The Structure of the Case Against OpenAI
Musk filed the lawsuit in early 2024, alleging that OpenAI had abandoned its non-profit structure in ways that prioritized profit over the safe development of AI systems. The core claim rests on an argument that OpenAI made implicit commitments — reinforced by founding documents and public statements — to remain true to its original charitable purpose. The transition toward a commercial entity, Musk's team argues, violated those commitments.
The case has moved slowly through California courts, but the trial phase that began in late April 2026 has accelerated the pace of disclosure. Internal communications between Altman, Brockman, and board members have surfaced as the litigation has progressed, and the company has fought to shield certain documents while releasing others under protective orders.
What makes the diary material distinct is its personal nature. Unlike formal board minutes or executive correspondence, personal journals capture the messier texture of how decision-makers understood their own roles and obligations. If the diary entries show that Brockman or others understood the structural changes to carry implications they later denied publicly, that could prove decisive.
Why This Matters Beyond the Courtroom
The outcome carries implications well beyond the dispute between Musk and OpenAI. Courts have rarely adjudicated questions about the fiduciary obligations of AI laboratory leadership, and the precedent set here will shape how future governance challenges at frontier AI companies are addressed. If the court finds that OpenAI leadership breached their foundational commitments, it establishes a framework for holding AI executives accountable to public-interest representations.
Regulators are watching closely. The Federal Trade Commission has taken increased interest in the structure of AI companies as they move from research operations to commercial deployments with billions of dollars in infrastructure. A finding that OpenAI misled the public about its governance trajectory could inform broader scrutiny of how other labs handle similar transitions.
The case also intersects with the ongoing debate about how OpenAI's most powerful models — particularly the o-series reasoning systems — are governed. Musk's suit argues that the move toward commercial structure undermines the safety commitments that were supposed to constrain how powerful AI is deployed. The diary entries, to the extent they document internal safety deliberations, may illuminate whether those commitments were genuine or performative.
Unresolved Questions and Forward Stakes
What remains unclear from the second week of testimony is exactly what Brockman's diary says about the key decision points — whether the entries reveal doubts about the structural pivot, confidence in it, or something harder to categorize. Both sides have indicated they will present expert interpretation of the documents, which means the jury may ultimately receive competing readings of what personal writings from years ago actually demonstrate about corporate intent.
The timeline also matters. OpenAI's most significant structural decisions — the creation of a for-profit subsidiary, the investment arrangements with Microsoft, the governance restructuring that followed the November 2023 board crisis — all fall within the period Brockman's writings apparently cover.

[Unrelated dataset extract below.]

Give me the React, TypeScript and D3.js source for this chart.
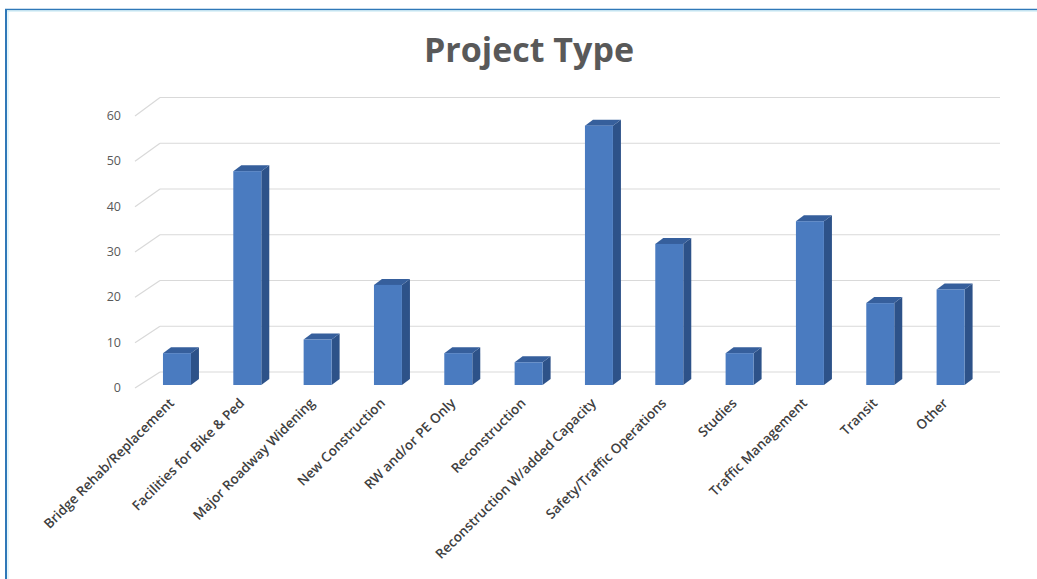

Reconstructing that chronology from a personal account rather than corporate records introduces a different evidentiary weight.
For OpenAI, the stakes are direct: a finding against the company could require structural remedies, including potential divestiture or governance changes that would affect the trajectory of its most advanced systems. For the broader AI industry, the case establishes parameters around what founding commitments mean when companies grow from charitable research labs into some of the most valuable enterprises in the world. The diary is the means; the question is what the company was when it said it was something else.